Her process is intentionally slow, tactile, and physical, a stark contrast to contemporary photographic practice. By returning to the camera obscura, her approach becomes closer to observation than intervention. For many, photography has become a way to collect simulacra, an act of ego aimed at preserving a fragment of the world. For Vera Lutter, it is more akin to an archaeology of seeing, a return to conscious, contemplative looking.
By filtering reality through long exposures and ancient methods, Lutter compresses time. Her photographs do not freeze a moment but rather reveal the accumulation of light and shadow as an event itself.

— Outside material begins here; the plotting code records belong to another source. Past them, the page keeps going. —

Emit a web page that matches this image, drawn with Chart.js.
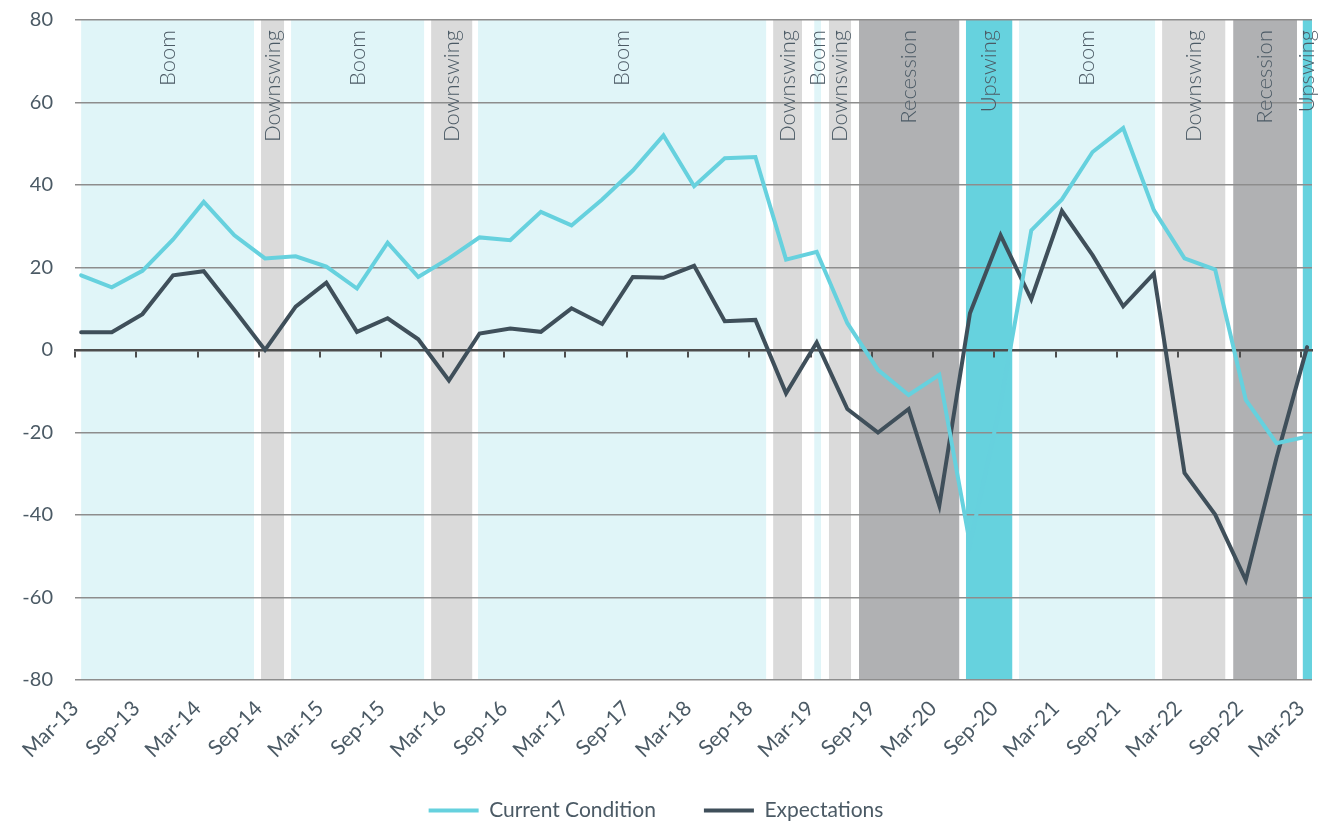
<!DOCTYPE html>
<html>
<head>
<meta charset="utf-8">
<script src="https://cdn.jsdelivr.net/npm/chart.js@4.4.1/dist/chart.umd.min.js"></script>
<style>
  body { margin: 0; background: #fff; }
  canvas { display: block; }
</style>
</head>
<body>
<canvas id="cycle" width="1325" height="821"></canvas>
<script>
// quarterly readings, Mar-13 .. Mar-23 (index 0 = Mar-13)
const currentCondition = [18.1, 15.2, 19.2, 26.8, 35.9, 27.8, 22.2, 22.7, 20.2, 14.9, 26.0, 17.7, 22.2, 27.3, 26.6,
  33.5, 30.2, 36.5, 43.5, 52.0, 39.7, 46.5, 46.8, 21.9, 23.8, 6.5, -4.8, -10.9, -6.0, -47, -13,
  29.0, 36.5, 48.0, 53.8, 33.9, 22.2, 19.5, -12.1, -22.6, -21.0]
const expectations = [4.3, 4.3, 8.7, 18.1, 19.1, 9.7, 0.0, 10.5, 16.3, 4.4, 7.7, 2.6, -7.4, 4.0, 5.2,
  4.4, 10.1, 6.3, 17.7, 17.5, 20.4, 7.0, 7.3, -10.5, 1.8, -14.3, -20.0, -14.3, -37.7, 8.9, 27.8,
  12.3, 33.7, 23.0, 10.6, 18.5, -29.8, -39.9, -55.8, -26.2, 0.7]

// x tick labels, one every two quarters
const tickLabels = ['Mar-13', 'Sep-13', 'Mar-14', 'Sep-14', 'Mar-15', 'Sep-15', 'Mar-16', 'Sep-16', 'Mar-17', 'Sep-17',
  'Mar-18', 'Sep-18', 'Mar-19', 'Sep-19', 'Mar-20', 'Sep-20', 'Mar-21', 'Sep-21', 'Mar-22', 'Sep-22', 'Mar-23']

// cycle phases, start / end in quarter index units
const bandPhase = ['Boom', 'Downswing', 'Boom', 'Downswing', 'Boom', 'Downswing', 'Boom', 'Downswing',
  'Recession', 'Upswing', 'Boom', 'Downswing', 'Recession', 'Upswing']
const bandStart = [0.0, 5.87, 6.85, 11.42, 12.95, 22.58, 23.92, 24.40, 25.38, 28.87, 30.60, 35.27, 37.59, 39.86]
const bandEnd = [5.64, 6.62, 11.19, 12.76, 22.35, 23.52, 24.14, 25.12, 28.65, 30.38, 35.04, 37.33, 39.67, 40.16]

const phaseColors = {
  Boom: '#e0f5f8',
  Downswing: '#dadada',
  Recession: '#b0b1b3',
  Upswing: '#66d2de',
}

const textColor = '#4b5a65'
const tickShift = -0.2 // date ticks sit a little left of the quarter points

Chart.defaults.font.family = 'Lato'
Chart.defaults.color = textColor

//! legend padding is also used as the gap between items, keep its box short
const LegendBox = Chart.registry.getPlugin('legend')._element
const legendFit = LegendBox.prototype.fit
LegendBox.prototype.fit = function () {
  legendFit.call(this)
  if (this.isHorizontal()) this.height = 51
}

// background bands + their labels
const phaseBands = {
  id: 'phaseBands',
  afterLayout(chart) {
    // pull legend row up, its padding pushes it down
    chart.legend.top -= 18
  },
  beforeDraw(chart) {
    const { ctx, chartArea, scales } = chart
    ctx.save()
    for (let i = 0; i < bandPhase.length; i++) {
      let x1 = scales.x.getPixelForValue(bandStart[i])
      let x2 = Math.min(scales.x.getPixelForValue(bandEnd[i]), chartArea.right)
      ctx.fillStyle = phaseColors[bandPhase[i]]
      ctx.fillRect(x1, chartArea.top, x2 - x1, chartArea.bottom - chartArea.top)
    }
    ctx.restore()
  },
  beforeDatasetsDraw(chart) {
    const { ctx, chartArea, scales } = chart
    ctx.save()
    ctx.font = '300 22px Lato'
    ctx.fillStyle = textColor
    ctx.textAlign = 'right'
    ctx.textBaseline = 'middle'
    for (let i = 0; i < bandPhase.length; i++) {
      let x1 = scales.x.getPixelForValue(bandStart[i])
      let x2 = scales.x.getPixelForValue(bandEnd[i])
      ctx.save()
      ctx.translate((x1 + x2) / 2, chartArea.top + 10)
      ctx.rotate(-Math.PI / 2)
      ctx.fillText(bandPhase[i], 0, 0)
      ctx.restore()
    }
    ctx.restore()
  }
}

const setDateTicks = scale => {
  scale.ticks = tickLabels.map((t, k) => ({ value: tickShift + 2 * k }))
}

new Chart(document.getElementById('cycle'), {
  type: 'line',
  data: {
    datasets: [
      {
        label: 'Current Condition',
        data: currentCondition.map((v, i) => ({ x: i, y: v })),
        borderColor: '#66d1de',
        backgroundColor: '#66d1de',
        borderWidth: 4,
        borderCapStyle: 'round',
        pointRadius: 0,
      },
      {
        label: 'Expectations',
        data: expectations.map((v, i) => ({ x: i, y: v })),
        borderColor: '#3f4f5a',
        backgroundColor: '#3f4f5a',
        borderWidth: 4,
        borderCapStyle: 'round',
        pointRadius: 0,
      },
    ],
  },
  options: {
    responsive: false,
    animation: false,
    devicePixelRatio: 1,
    layout: { padding: { top: 20, right: 13, left: 0, bottom: 0 } },
    plugins: {
      tooltip: { enabled: false },
      legend: {
        position: 'bottom',
        labels: {
          usePointStyle: true,
          pointStyle: 'line',
          pointStyleWidth: 50,
          padding: 48,
          font: { size: 21 },
          color: textColor,
        },
      },
    },
    scales: {
      x: {
        type: 'linear',
        min: tickShift,
        max: 40.16,
        afterBuildTicks: setDateTicks,
        afterFit: scale => {
          scale.height = 90
          scale.paddingLeft = 0
          scale.paddingRight = 0
        },
        grid: { display: false },
        border: { display: false },
        ticks: {
          autoSkip: false,
          maxRotation: 45,
          minRotation: 45,
          padding: 8,
          font: { size: 21 },
          color: textColor,
          callback: (value, index) => tickLabels[index],
        },
      },
      x2: {
        type: 'linear',
        position: { y: 0 },
        min: tickShift,
        max: 40.16,
        afterBuildTicks: setDateTicks,
        grid: { drawOnChartArea: false, drawTicks: true, tickLength: 6, color: '#4d4d4d', lineWidth: 2 },
        border: { display: true, color: '#4d4d4d', width: 2.5 },
        ticks: { display: false },
      },
      y: {
        min: -80,
        max: 80,
        afterFit: scale => {
          scale.width = 75
          scale.paddingTop = 0
          scale.paddingBottom = 0
        },
        grid: { color: '#8d8d8d', lineWidth: 1.5, drawTicks: false },
        border: { display: false },
        ticks: {
          stepSize: 20,
          padding: 22,
          font: { size: 20 },
          color: textColor,
        },
      },
    },
  },
  plugins: [phaseBands],
})
</script>
</body>
</html>
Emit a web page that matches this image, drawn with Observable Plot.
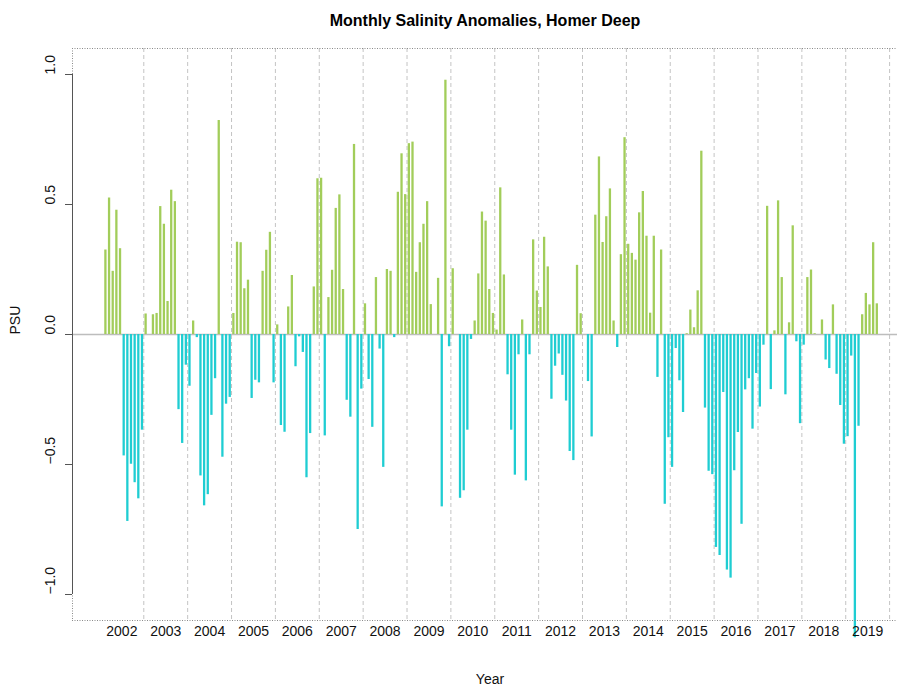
<!DOCTYPE html>
<html>
<head>
<meta charset="utf-8">
<script src="https://cdn.jsdelivr.net/npm/d3@7"></script>
<script src="https://cdn.jsdelivr.net/npm/@observablehq/plot@0.6"></script>
<style>
  html, body { margin: 0; padding: 0; background: #fff; overflow: hidden; }
  svg { display: block; }
</style>
</head>
<body>
<div id="chart"></div>
<script>
// Monthly salinity anomalies (PSU), Jan..Dec per year; null = no data
const years = [2002, 2003, 2004, 2005, 2006, 2007, 2008, 2009, 2010, 2011, 2012, 2013, 2014, 2015, 2016, 2017, 2018, 2019];
const s2002 = [null, 0.325, 0.525, 0.243, 0.478, 0.33, -0.467, -0.719, -0.499, -0.57, -0.632, -0.368];
const s2003 = [0.079, null, 0.076, 0.081, 0.492, 0.424, 0.127, 0.555, 0.511, -0.289, -0.419, -0.118];
const s2004 = [-0.199, 0.052, -0.012, -0.544, -0.659, -0.616, -0.311, -0.17, 0.823, -0.472, -0.268, -0.242];
const s2005 = [0.081, 0.355, 0.353, 0.176, 0.209, -0.246, -0.176, -0.186, 0.243, 0.324, 0.393, -0.186];
const s2006 = [0.037, -0.35, -0.376, 0.106, 0.227, -0.124, -0.009, -0.069, -0.551, -0.381, 0.183, 0.599];
const s2007 = [0.601, -0.39, 0.142, 0.247, 0.485, 0.537, 0.173, -0.253, -0.318, 0.731, -0.75, -0.21];
const s2008 = [0.118, -0.173, -0.357, 0.219, -0.056, -0.511, 0.25, 0.243, -0.012, 0.547, 0.695, 0.538];
const s2009 = [0.734, 0.74, 0.239, 0.353, 0.424, 0.511, 0.115, null, 0.216, -0.663, 0.978, -0.047];
const s2010 = [0.253, null, -0.63, -0.601, -0.368, -0.019, 0.052, 0.233, 0.471, 0.436, 0.173, 0.081];
const s2011 = [0.017, 0.564, 0.229, -0.155, -0.368, -0.541, -0.078, 0.056, -0.563, -0.078, 0.364, 0.167];
const s2012 = [0.104, 0.374, 0.26, -0.249, -0.122, -0.075, -0.157, -0.256, -0.45, -0.485, 0.266, 0.08];
const s2013 = [null, -0.181, -0.394, 0.459, 0.683, 0.354, 0.453, 0.56, 0.052, -0.05, 0.307, 0.757];
const s2014 = [0.347, 0.312, 0.286, 0.468, 0.55, 0.378, 0.082, 0.378, -0.165, 0.325, -0.653, -0.397];
const s2015 = [-0.511, -0.054, -0.178, -0.30, 0.003, 0.094, 0.026, 0.168, 0.705, -0.283, -0.526, -0.539];
const s2016 = [-0.819, -0.85, -0.223, -0.906, -0.937, -0.524, -0.377, -0.73, -0.213, -0.17, -0.364, -0.15];
const s2017 = [-0.279, -0.041, 0.493, -0.212, 0.014, 0.514, 0.219, -0.232, 0.045, 0.418, -0.028, -0.343];
const s2018 = [-0.041, 0.219, 0.248, 0.003, null, 0.056, -0.098, -0.131, 0.114, -0.153, -0.273, -0.422];
const s2019 = [-0.393, -0.083, -1.166, -0.353, 0.076, 0.158, 0.114, 0.353, 0.118, null, null, null];
const series = [s2002, s2003, s2004, s2005, s2006, s2007, s2008, s2009, s2010, s2011, s2012, s2013, s2014, s2015, s2016, s2017, s2018, s2019];

const yTicks = [-1, -0.5, 0, 0.5, 1];
const gridYears = [2003, 2004, 2005, 2006, 2007, 2008, 2009, 2010, 2011, 2012, 2013, 2014, 2015, 2016, 2017, 2018, 2019, 2020];
const xDomain = [2001.375, 2020.18];
const yDomain = [-1.1, 1.1];

const titleText = "Monthly Salinity Anomalies, Homer Deep";
const xLabel = "Year";
const yLabel = "PSU";

const green = "#A2CD5A";
const cyan = "#1FCDD2";

const data = [];
series.forEach((arr, i) => {
  arr.forEach((v, m) => {
    if (v !== null) data.push({t: years[i] + (m + 0.5) / 12, v});
  });
});

const fmt = d => (d < 0 ? "\u2212" : "") + Math.abs(d).toFixed(1);
const font = "'Liberation Sans', Arial, Helvetica, sans-serif";

const chart = Plot.plot({
  width: 897,
  height: 691,
  marginLeft: 72,
  marginRight: 0,
  marginTop: 48,
  marginBottom: 71,
  style: {fontFamily: font, fontSize: "14px", color: "#111", background: "#fff"},
  x: {type: "linear", domain: xDomain},
  y: {domain: yDomain},
  marks: [
    // year boundary dashed grid
    Plot.ruleX(gridYears, {stroke: "#c4c4c4", strokeDasharray: "4,3", strokeWidth: 1}),
    // zero line
    Plot.ruleY([0], {stroke: "#bdbdbd", strokeWidth: 1.6}),
    // bars
    Plot.ruleX(data, {x: "t", y1: 0, y2: "v", stroke: d => d.v >= 0 ? green : cyan, strokeWidth: 2.3}),
    // dotted box (top, bottom, left)
    Plot.ruleY(yDomain, {stroke: "#8a8a8a", strokeDasharray: "1,1.5", strokeWidth: 1}),
    Plot.ruleX([xDomain[0]], {stroke: "#8a8a8a", strokeDasharray: "1,1.5", strokeWidth: 1}),
    // y axis line and ticks
    Plot.ruleX([xDomain[0]], {y1: yTicks[0], y2: yTicks[yTicks.length - 1], stroke: "#555", strokeWidth: 1}),
    Plot.axisY({ticks: yTicks, tickSize: 7, tickFormat: () => "", stroke: "#555", label: null}),
    Plot.text(yTicks, {y: d => d, frameAnchor: "left", dx: -22, rotate: -90, text: fmt, fontSize: 14, fill: "#111"}),
    // x axis labels (year centers)
    Plot.axisX({ticks: years.map(y => y + 0.5), tickFormat: d => String(Math.floor(d)), tickSize: 0, tickPadding: 6, fontSize: 14, label: null, fill: "#111"}),
    // titles
    Plot.text([titleText], {frameAnchor: "top", dy: -34, fontWeight: "bold", fontSize: 16, fill: "#000"}),
    Plot.text([xLabel], {frameAnchor: "bottom", dy: 63, dx: 5, fontSize: 14, fill: "#111"}),
    Plot.text([yLabel], {frameAnchor: "left", dx: -57, rotate: -90, fontSize: 14, fill: "#111"})
  ]
});
document.getElementById("chart").appendChild(chart);
</script>
</body>
</html>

Speak Memory invites us to reconsider the role of photography in an era where images have become fast, disposable commodities. By recovering painstaking historic processes, Vera Lutter reimagines the photographic act as a reflective practice, one that urges us to rethink how we perceive, remember, and relate to the visible in an age of visual saturation.
Vera Lutter (Kaiserslautern, Germany, 1960) studied sculpture at the Akademie der Bildenden Künste in Munich before earning an MFA in photography from the School of Visual Arts in New York. Since the mid 1990s, her work has been exhibited internationally at institutions including The Museum of Modern Art (MoMA), New York; The Metropolitan Museum of Art, New York; Kunsthaus Graz, Austria; and the New Orleans Museum of Art (NOMA), among others. Her photographs are held in major public collections including The Museum of Modern Art, New York; Solomon R. Guggenheim Museum, New York; Los Angeles County Museum of Art; San Francisco Museum of Modern Art (SFMOMA); Centre Georges Pompidou, Paris; The Metropolitan Museum of Art, New York; and the Whitney Museum of American Art, among others.